### Available data
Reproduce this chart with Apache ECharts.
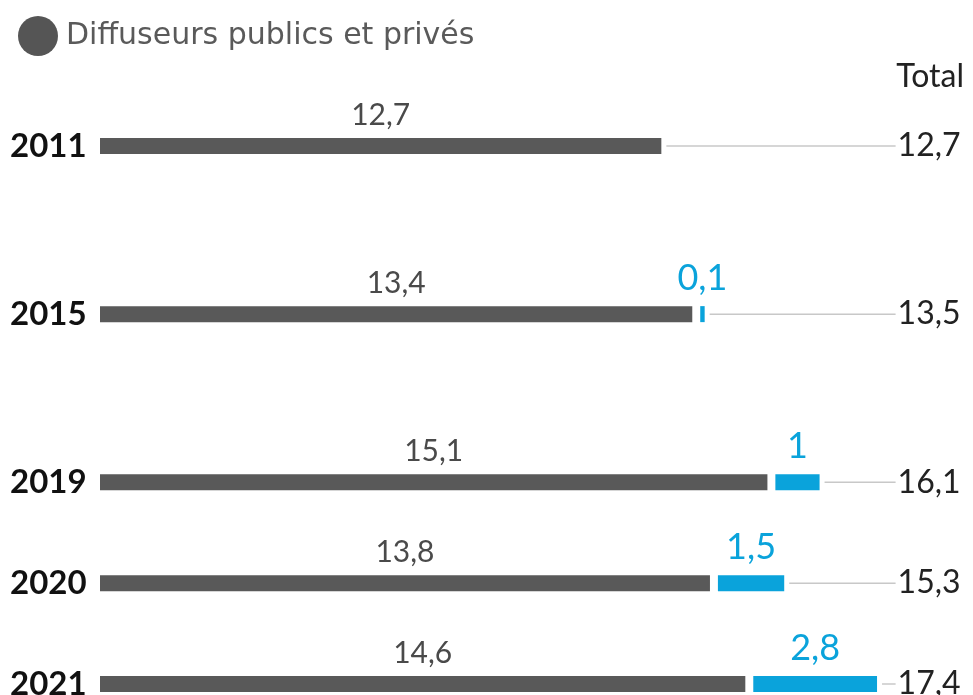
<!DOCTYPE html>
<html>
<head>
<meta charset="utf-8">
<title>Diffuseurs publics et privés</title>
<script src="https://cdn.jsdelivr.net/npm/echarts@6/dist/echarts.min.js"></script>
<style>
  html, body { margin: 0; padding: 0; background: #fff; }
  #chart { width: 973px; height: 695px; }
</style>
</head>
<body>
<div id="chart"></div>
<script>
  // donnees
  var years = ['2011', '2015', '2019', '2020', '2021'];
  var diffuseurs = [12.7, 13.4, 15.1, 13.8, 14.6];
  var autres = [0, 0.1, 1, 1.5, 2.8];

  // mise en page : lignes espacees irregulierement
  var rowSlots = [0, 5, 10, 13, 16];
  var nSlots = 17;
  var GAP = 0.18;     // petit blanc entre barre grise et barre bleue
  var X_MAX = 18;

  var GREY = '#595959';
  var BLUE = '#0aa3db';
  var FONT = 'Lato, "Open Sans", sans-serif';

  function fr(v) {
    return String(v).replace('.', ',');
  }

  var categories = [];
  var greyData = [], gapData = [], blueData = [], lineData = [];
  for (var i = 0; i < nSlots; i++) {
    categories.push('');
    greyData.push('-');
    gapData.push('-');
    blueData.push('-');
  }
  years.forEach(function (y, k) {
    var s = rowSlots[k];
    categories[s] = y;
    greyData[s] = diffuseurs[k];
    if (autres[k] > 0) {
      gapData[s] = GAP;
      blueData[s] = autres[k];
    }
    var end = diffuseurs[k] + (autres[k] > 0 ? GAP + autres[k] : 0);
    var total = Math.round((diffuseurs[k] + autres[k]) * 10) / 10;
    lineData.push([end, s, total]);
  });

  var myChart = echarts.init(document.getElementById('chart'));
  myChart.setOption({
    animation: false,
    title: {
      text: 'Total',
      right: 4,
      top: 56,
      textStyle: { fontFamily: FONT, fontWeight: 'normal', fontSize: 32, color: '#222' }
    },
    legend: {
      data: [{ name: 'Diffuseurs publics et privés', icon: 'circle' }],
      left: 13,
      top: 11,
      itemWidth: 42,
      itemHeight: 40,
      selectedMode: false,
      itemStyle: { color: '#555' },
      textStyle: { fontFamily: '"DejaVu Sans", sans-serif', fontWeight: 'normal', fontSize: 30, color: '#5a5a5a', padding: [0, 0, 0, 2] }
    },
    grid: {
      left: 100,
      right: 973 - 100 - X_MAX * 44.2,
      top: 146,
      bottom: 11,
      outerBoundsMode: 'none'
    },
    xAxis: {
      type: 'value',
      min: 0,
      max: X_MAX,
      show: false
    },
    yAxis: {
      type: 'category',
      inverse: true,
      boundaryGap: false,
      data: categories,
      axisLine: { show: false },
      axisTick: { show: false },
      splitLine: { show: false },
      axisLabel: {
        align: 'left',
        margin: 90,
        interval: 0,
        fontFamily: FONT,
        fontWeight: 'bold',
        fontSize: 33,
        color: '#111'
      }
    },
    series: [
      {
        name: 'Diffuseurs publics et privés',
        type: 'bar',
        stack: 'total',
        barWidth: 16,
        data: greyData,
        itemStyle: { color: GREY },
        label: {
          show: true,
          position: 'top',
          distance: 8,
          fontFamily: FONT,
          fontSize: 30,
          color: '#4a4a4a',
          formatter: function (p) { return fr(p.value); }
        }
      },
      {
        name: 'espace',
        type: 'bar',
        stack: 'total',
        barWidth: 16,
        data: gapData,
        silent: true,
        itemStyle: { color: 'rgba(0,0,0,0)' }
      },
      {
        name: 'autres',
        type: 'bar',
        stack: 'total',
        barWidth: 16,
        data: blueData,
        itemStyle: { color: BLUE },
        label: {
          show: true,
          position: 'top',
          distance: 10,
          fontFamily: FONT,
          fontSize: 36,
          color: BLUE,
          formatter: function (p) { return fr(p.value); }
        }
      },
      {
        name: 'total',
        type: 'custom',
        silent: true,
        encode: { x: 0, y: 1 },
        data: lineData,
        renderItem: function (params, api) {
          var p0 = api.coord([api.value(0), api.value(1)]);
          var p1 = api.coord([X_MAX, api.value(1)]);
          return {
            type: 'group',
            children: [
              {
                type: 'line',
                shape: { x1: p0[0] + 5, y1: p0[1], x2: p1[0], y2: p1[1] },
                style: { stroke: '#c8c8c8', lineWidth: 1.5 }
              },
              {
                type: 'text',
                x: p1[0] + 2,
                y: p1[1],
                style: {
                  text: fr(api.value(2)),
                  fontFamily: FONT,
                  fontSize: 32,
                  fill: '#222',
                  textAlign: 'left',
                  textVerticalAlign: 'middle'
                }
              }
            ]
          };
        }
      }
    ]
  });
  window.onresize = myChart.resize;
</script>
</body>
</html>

### Exercise
Are you able to set down all the lines above exactly, without any pictures?

### Written solution
Reproduce this chart with Apache ECharts.
<!DOCTYPE html>
<html>
<head>
<meta charset="utf-8">
<title>Diffuseurs publics et privés</title>
<script src="https://cdn.jsdelivr.net/npm/echarts@6/dist/echarts.min.js"></script>
<style>
  html, body { margin: 0; padding: 0; background: #fff; }
  #chart { width: 973px; height: 695px; }
</style>
</head>
<body>
<div id="chart"></div>
<script>
  // donnees
  var years = ['2011', '2015', '2019', '2020', '2021'];
  var diffuseurs = [12.7, 13.4, 15.1, 13.8, 14.6];
  var autres = [0, 0.1, 1, 1.5, 2.8];

  // mise en page : lignes espacees irregulierement
  var rowSlots = [0, 5, 10, 13, 16];
  var nSlots = 17;
  var GAP = 0.18;     // petit blanc entre barre grise et barre bleue
  var X_MAX = 18;

  var GREY = '#595959';
  var BLUE = '#0aa3db';
  var FONT = 'Lato, "Open Sans", sans-serif';

  function fr(v) {
    return String(v).replace('.', ',');
  }

  var categories = [];
  var greyData = [], gapData = [], blueData = [], lineData = [];
  for (var i = 0; i < nSlots; i++) {
    categories.push('');
    greyData.push('-');
    gapData.push('-');
    blueData.push('-');
  }
  years.forEach(function (y, k) {
    var s = rowSlots[k];
    categories[s] = y;
    greyData[s] = diffuseurs[k];
    if (autres[k] > 0) {
      gapData[s] = GAP;
      blueData[s] = autres[k];
    }
    var end = diffuseurs[k] + (autres[k] > 0 ? GAP + autres[k] : 0);
    var total = Math.round((diffuseurs[k] + autres[k]) * 10) / 10;
    lineData.push([end, s, total]);
  });

  var myChart = echarts.init(document.getElementById('chart'));
  myChart.setOption({
    animation: false,
    title: {
      text: 'Total',
      right: 4,
      top: 56,
      textStyle: { fontFamily: FONT, fontWeight: 'normal', fontSize: 32, color: '#222' }
    },
    legend: {
      data: [{ name: 'Diffuseurs publics et privés', icon: 'circle' }],
      left: 13,
      top: 11,
      itemWidth: 42,
      itemHeight: 40,
      selectedMode: false,
      itemStyle: { color: '#555' },
      textStyle: { fontFamily: '"DejaVu Sans", sans-serif', fontWeight: 'normal', fontSize: 30, color: '#5a5a5a', padding: [0, 0, 0, 2] }
    },
    grid: {
      left: 100,
      right: 973 - 100 - X_MAX * 44.2,
      top: 146,
      bottom: 11,
      outerBoundsMode: 'none'
    },
    xAxis: {
      type: 'value',
      min: 0,
      max: X_MAX,
      show: false
    },
    yAxis: {
      type: 'category',
      inverse: true,
      boundaryGap: false,
      data: categories,
      axisLine: { show: false },
      axisTick: { show: false },
      splitLine: { show: false },
      axisLabel: {
        align: 'left',
        margin: 90,
        interval: 0,
        fontFamily: FONT,
        fontWeight: 'bold',
        fontSize: 33,
        color: '#111'
      }
    },
    series: [
      {
        name: 'Diffuseurs publics et privés',
        type: 'bar',
        stack: 'total',
        barWidth: 16,
        data: greyData,
        itemStyle: { color: GREY },
        label: {
          show: true,
          position: 'top',
          distance: 8,
          fontFamily: FONT,
          fontSize: 30,
          color: '#4a4a4a',
          formatter: function (p) { return fr(p.value); }
        }
      },
      {
        name: 'espace',
        type: 'bar',
        stack: 'total',
        barWidth: 16,
        data: gapData,
        silent: true,
        itemStyle: { color: 'rgba(0,0,0,0)' }
      },
      {
        name: 'autres',
        type: 'bar',
        stack: 'total',
        barWidth: 16,
        data: blueData,
        itemStyle: { color: BLUE },
        label: {
          show: true,
          position: 'top',
          distance: 10,
          fontFamily: FONT,
          fontSize: 36,
          color: BLUE,
          formatter: function (p) { return fr(p.value); }
        }
      },
      {
        name: 'total',
        type: 'custom',
        silent: true,
        encode: { x: 0, y: 1 },
        data: lineData,
        renderItem: function (params, api) {
          var p0 = api.coord([api.value(0), api.value(1)]);
          var p1 = api.coord([X_MAX, api.value(1)]);
          return {
            type: 'group',
            children: [
              {
                type: 'line',
                shape: { x1: p0[0] + 5, y1: p0[1], x2: p1[0], y2: p1[1] },
                style: { stroke: '#c8c8c8', lineWidth: 1.5 }
              },
              {
                type: 'text',
                x: p1[0] + 2,
                y: p1[1],
                style: {
                  text: fr(api.value(2)),
                  fontFamily: FONT,
                  fontSize: 32,
                  fill: '#222',
                  textAlign: 'left',
                  textVerticalAlign: 'middle'
                }
              }
            ]
          };
        }
      }
    ]
  });
  window.onresize = myChart.resize;
</script>
</body>
</html>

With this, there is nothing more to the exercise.